In the spatial encoder, the iM vector and the FP vector are bound together to form a unique representation containing feature information that is specific to a feature channel. However, both the iM and FP vectors do not need to be unique to the feature channel in order to generate a unique combination of the two. The binding operation will inherently create a vector different, and pseudo-orthogonal to both of its inputs. Therefore, as long as one of these inputs is different for a specific feature channel, the spatially encoded feature channel vector (represented by the SE vectors in Fig. 4) will be unique. Using this idea, a set of optimizations were developed and implemented on the DEAP and AMIGOS data sets:
‘iM vectors constant per modality’: the iM is replicated across the various modalities, shown in the second column of Fig. 4. If, between each modalities, the FP vectors are different, then orthogonality and input feature channel uniqueness are maintained even if the iM is the same.
‘FP constant per feature channel’: though the iM is now the same between each modalities, each feature channel within a modality still has a unique iM vector. Therefore, it is possible to re-use the same FP vectors for every feature channel within a modality, as shown in the third column of Fig. 4. This requires maintaining 2 unique FP vectors (PFP and NFP) for each modalities, and unique iM vectors within a modality.
‘Combinatorial pairs’: taking this combinatorial binding strategy to its limit, the 2-input binding operation can be used to generate many unique vectors from a smaller set of vectors by following an algorithmic process. Each feature channel requires a distinct set containing an iM vector, and two FP (positive & negative) vectors: {iM, PFP, NFP}. If the vectors for feature channel 1 are {A, B, C}, then the bound pairs that could result from spatial encoding (iM \(\oplus \) PFP or iM \(\oplus \) NFP) are:
-
A \(\oplus \) B
-
A \(\oplus \) C
B \(\oplus \) C will not occur, because they are both FP vectors. However, it is a unique pairing that could be re-used for another channel. For example, the set for feature channel 2 could be: {B, C, D}. The encoding process would use the following pairings:
-
B \(\oplus \) C
-
B \(\oplus \) D
This re-use strategy is the key to saving memory; it can be applied across all channels using a bank of the minimal required vectors, as shown in the first part of Fig. 5.
Each vector can be paired with every other vector only once to maintain orthogonality and paired uniqueness across all feature channel. For a feature channel, one vector (the iM) must have two other available vectors (PFP and NFP) to pair with.

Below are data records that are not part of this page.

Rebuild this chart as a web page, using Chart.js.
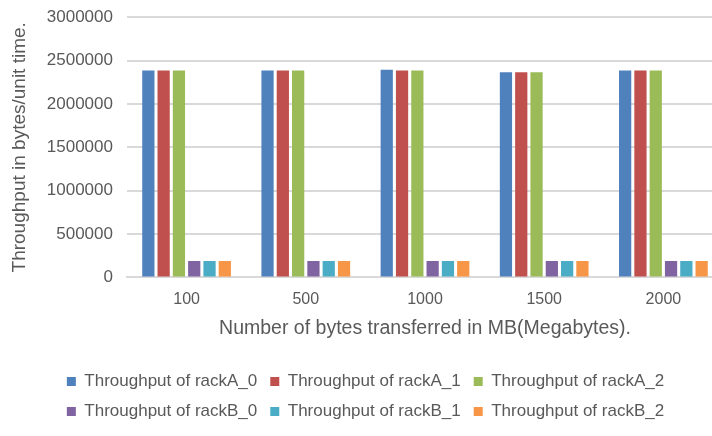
<!DOCTYPE html>
<html>
<head>
<meta charset="utf-8">
<script src="https://cdn.jsdelivr.net/npm/chart.js@4"></script>
<style>
  html, body { margin: 0; padding: 0; background: #fff; overflow: hidden; }
  #wrap { position: absolute; left: 0; top: -7px; width: 740px; height: 443px; }
</style>
</head>
<body>
<div id="wrap"><canvas id="c"></canvas></div>
<script>
// Transfer sizes (MB) on the x axis
const categories = ['100', '500', '1000', '1500', '2000'];

// Throughput per rack node, bytes per unit time
const rackA_0 = [2385000, 2385000, 2395000, 2365000, 2385000];
const rackA_1 = [2385000, 2385000, 2385000, 2365000, 2385000];
const rackA_2 = [2385000, 2385000, 2385000, 2365000, 2385000];
const rackB_0 = [190000, 190000, 190000, 190000, 190000];
const rackB_1 = [190000, 190000, 190000, 190000, 190000];
const rackB_2 = [190000, 190000, 190000, 190000, 190000];

// Value axis ticks
const yTicks = [0, 500000, 1000000, 1500000, 2000000, 2500000, 3000000];

const seriesNames = [
  'Throughput of rackA_0', 'Throughput of rackA_1', 'Throughput of rackA_2',
  'Throughput of rackB_0', 'Throughput of rackB_1', 'Throughput of rackB_2'
];
const seriesData = [rackA_0, rackA_1, rackA_2, rackB_0, rackB_1, rackB_2];
const seriesColors = ['#4F81BD', '#C0504D', '#9BBB59', '#8064A2', '#4BACC6', '#F79646'];

const textColor = '#595959';
const fontFamily = '"Liberation Sans", Arial, sans-serif';

new Chart(document.getElementById('c'), {
  type: 'bar',
  data: {
    labels: categories,
    datasets: seriesData.map((d, i) => ({
      label: seriesNames[i],
      data: d,
      backgroundColor: seriesColors[i],
      borderWidth: 0,
      categoryPercentage: 0.77,
      barPercentage: 0.8
    }))
  },
  options: {
    responsive: true,
    maintainAspectRatio: false,
    animation: false,
    layout: { padding: { top: 0, right: 17, left: 8, bottom: 6 } },
    plugins: {
      tooltip: { enabled: false },
      legend: {
        position: 'bottom',
        align: 'center',
        labels: {
          color: textColor,
          font: { family: fontFamily, size: 17 },
          boxWidth: 9,
          boxHeight: 9,
          padding: 13
        }
      }
    },
    scales: {
      x: {
        grid: { display: false, drawTicks: false },
        border: { color: '#d9d9d9', width: 2 },
        ticks: { color: textColor, font: { family: fontFamily, size: 16 }, padding: 13 },
        title: {
          display: true,
          text: 'Number of bytes transferred in MB(Megabytes).',
          color: textColor,
          font: { family: fontFamily, size: 19.5 },
          padding: { top: -6, bottom: 20 }
        }
      },
      y: {
        min: yTicks[0],
        max: yTicks[yTicks.length - 1],
        afterBuildTicks: (axis) => { axis.ticks = yTicks.map(v => ({ value: v })); },
        ticks: {
          color: textColor,
          font: { family: fontFamily, size: 17 },
          padding: 14,
          callback: (v) => String(v)
        },
        grid: { color: '#d9d9d9', lineWidth: 2, drawTicks: false },
        border: { display: false },
        title: {
          display: true,
          text: 'Throughput in bytes/unit time.',
          color: textColor,
          font: { family: fontFamily, size: 19 },
          padding: { top: 0, bottom: 2 }
        }
      }
    }
  }
});
</script>
</body>
</html>
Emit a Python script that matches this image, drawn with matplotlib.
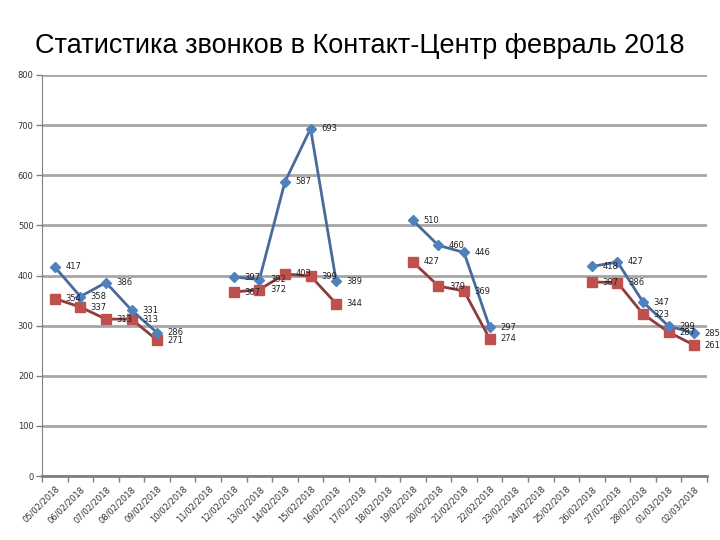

With \(\left\lfloor {x}\right\rfloor \) defined as the floor function of x, the following equation can be used to calculate the total feature channels, TFC, possible given a bank of v vectors:
$$\begin{aligned} \text {TFC} = \sum _{n=1}^{v-2} \left\lfloor {\frac{v - n}{2}}\right\rfloor \end{aligned}$$
(6)
The formula can be derived by looping through each vector in the vector bank and sequentially grouping it with pairs of the other vectors. The generation of feature channel sets can be algorithmic, following the pattern shown in the tables in Fig. 5.
‘Rule 90 generation’: implementation of the cellular automata with rule 90 will allow trading off vector storage with vector generation. If there are m modalities, the first \(2\times m\) generated vectors would be used for the PFP and NFP vector for each modality. These would be maintained throughout training and inference resulting in \(2\times m + 1\) locally stored vectors including an initial seed vector. However, the rest of the iM vectors would be generated on the fly for each feature channel during the encoding process, requiring no additional vector storage. This is possible because of the fixed access pattern of the iM. The generation process requires use of rule 90 across the entire hypervector, and local storage of the most recently generated vector to use as the next seed. 1 vector is requested and then generated for each feature channel.
‘Hybrid’: to reduce vector requests and hence the computation for rule90, the last two schemes: ‘combinatorial paired binding’ and ‘rule 90 generation’, can be combined. This hybrid strategy could include burst generation of a small set of vectors which could be locally stored. From this set, combinatorial pairs are assigned to feature channels and spatially encoded. This set can be gradually re-populated with new vectors as the old vectors are exhausted in the encoding process providing new possible pairs. This provides further tradeoff between vector storage and computation. The vector request rate (vector generation requests per feature channel) is minimized when the vector storage is large enough for the combinatorial paired binding scheme alone at which point no generation is required.
‘Dimensionality reduction’: the final method of memory reduction is in the form of hypervector dimension reduction. The algorithm outlined in 2 stays exactly the same, but the length of the HD vectors used throughout is shortened. This changes the size of the entire datapath, impacting both the logic complexity and the memory storage approximately linearly. However, smaller hypervectors also have reduced pseudo-orthogonality—random lower dimensional vectors are less likely to be nearly orthogonal in the hyperdimensional space than higher dimensional vectors. The capacity for information that can be stored within a hypervector is reduced. This especially impacts the output of the bundling operation that occurs in the spatial encoder which no longer represents as much information about each input channel, impacting classification accuracy. This optimization is a tradeoff between algorithm accuracy performance and overall efficiency. The impact of changing dimensions on emotion recognition accuracy for the various memory optimizations is also explored.